I was as lost among the various works that have tried to be or have been held up as some sort of American national work: Joel Barlow's Columbiad? Never heard of it. It doesn't even have its own Wikipedia page! Walt Whitman's Leaves of Grass? It may be a collection of poems, but could make great source material for an epic writer. Alas, I confess I've never read it. Several works I read in part or whole in high school: The Adventures of Huckleberry Finn I enjoyed; To Kill a Mockingbird was all right (though hardly epic, but perhaps I need to read it again) and I hated The Grapes of Wrath. I never made it through Moby-Dick (a second attempt may be in order) and I have never even picked up The Great Gatsby or Longfellow's Song of Hiawatha. But at least we've all heard of these.

So what does all this mean? Let me suggest several possibilities:
  1. The epic, or at least the national epic, is dead. If people cared more we would have at least heard of these. In fact, if people cared, we'd already have one, right? But although England has several great contenders for the title, I think Tolkien was right that none of them quite synthesized England and its habits in the way that the Aeneid did for Rome. Work remained to be done, as evidenced by the run-away success of Middle Earth.

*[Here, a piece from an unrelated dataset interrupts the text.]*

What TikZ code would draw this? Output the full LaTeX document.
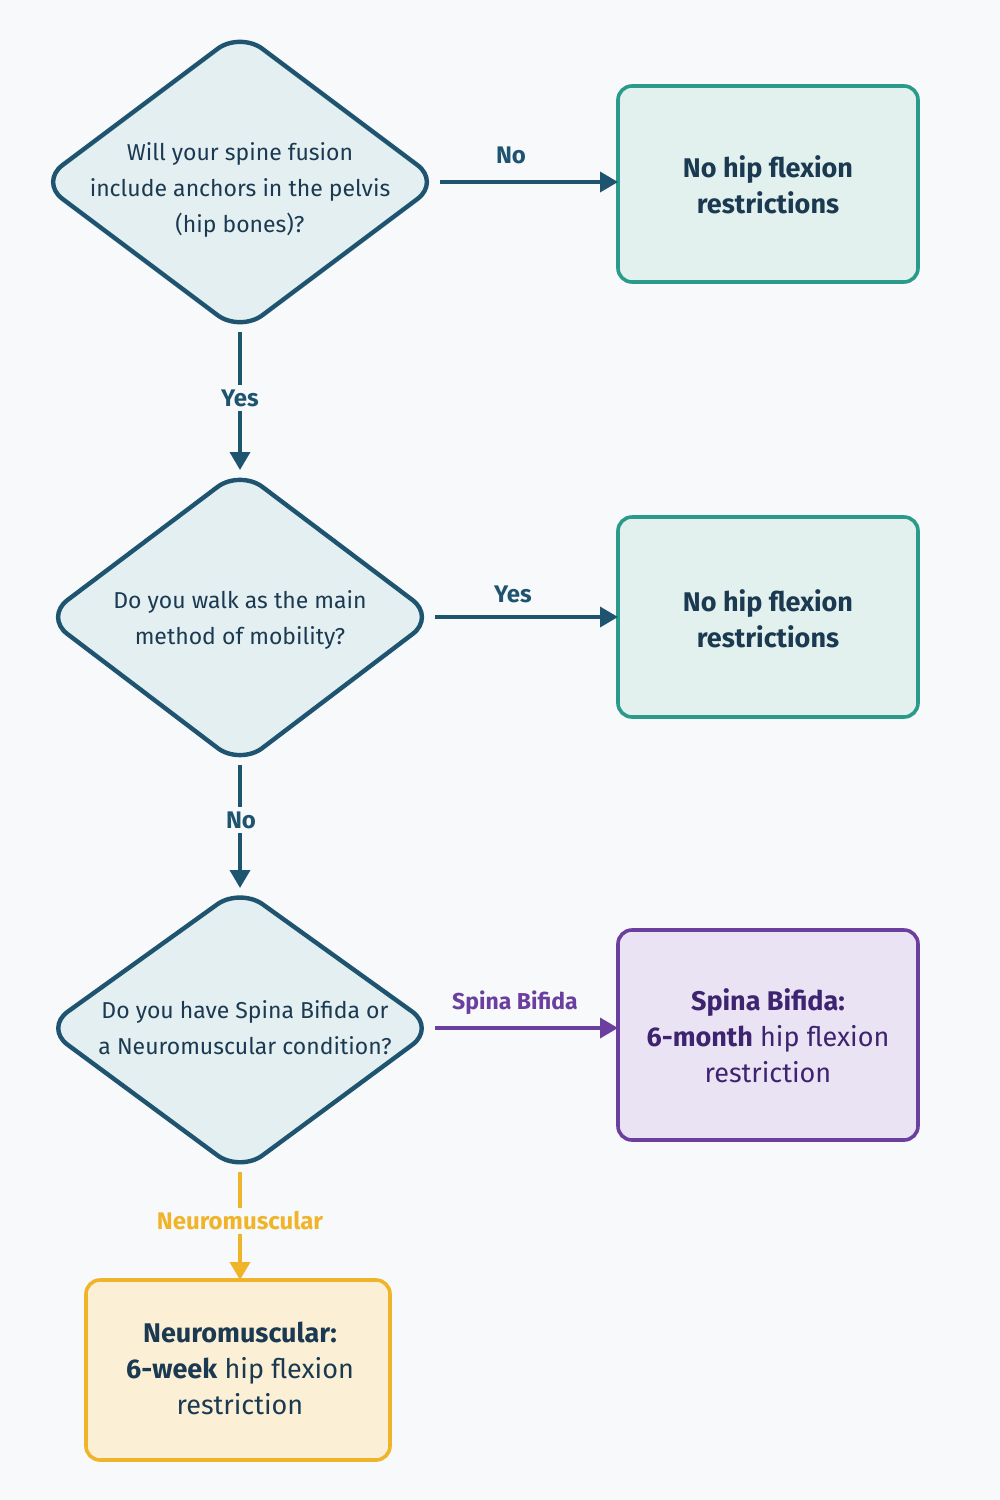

  2. I have a lot of reading to do when I retire. Some day if I find myself independently wealthy and feeling inspired, perhaps I'll start writing that American epic. In fact, I might start sooner.
  3. Perhaps we all have a lot of reading to do. This may have been an imperfect catalog of our roots as Americans, but was something of the sort. If we are so cut off from our own heritage we are culturally adrift, a dangerous thing.